UK Bribery Act – Ready or Not, Here It Comes
The much-discussed and long-awaited United Kingdom Bribery Act became effective on 1 July 2011. Perhaps the world's most aggressive anti-corruption legislation, the Act will have far-reaching implications, both for individuals and entities who have a close connection to the UK or do business in the UK, regardless of whether the individual or entity is domiciled in the UK. The Act substantially revises the existing UK framework for combating bribery in the public and private sectors. Importantly, the Act holds entities strictly liable for failing to prevent the payment of bribes on their behalf. Significantly though, the Act provides a safe harbor from criminal liability for companies that have in place "adequate procedures" to prevent bribery.
Who is covered?
- Any person (individual or entity) who has a "close connection" with the UK;
- Any entity that has operations in the UK, with respect to bribery that has taken place anywhere in the world.
What is covered?
- Giving a bribe;
- Receiving a bribe;
- Bribery of a foreign public official in order to obtain or retain business;
- Failing to prevent bribery on behalf of a commercial entity.
What is at stake?
- Individuals face up to 10 years imprisonment;
- Entities are exposed to unlimited fines.

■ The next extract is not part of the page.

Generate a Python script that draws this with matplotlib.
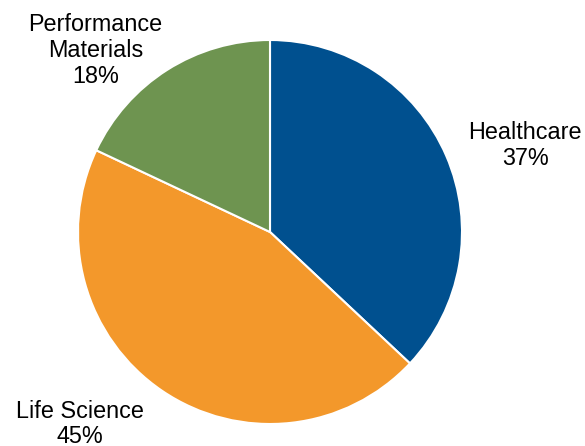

While many entities already have policies and procedures in place for compliance with the US Foreign Corrupt Practices Act ("FCPA"), those procedures are not necessarily sufficient to ensure compliance with the UK Bribery Act. The Bribery Act covers a broader range of conduct than the FCPA. For example, as noted above, the Bribery Act prescribes strict liability for any bribery that occurs on behalf of a company and provides no exception for facilitation payments. The Bribery Act provides, however, a safe harbor defense if the company can show it had "adequate procedures" in place to prevent its employees, agents and contractors from paying bribes. Companies should promptly undertake a risk assessment of their potential exposure to both the Bribery Act and the FCPA. A thorough review and revision of internal policies, training materials, and due diligence procedures is necessary as enforcement authorities will undoubtedly be looking for more than fig-leaf showings of compliance.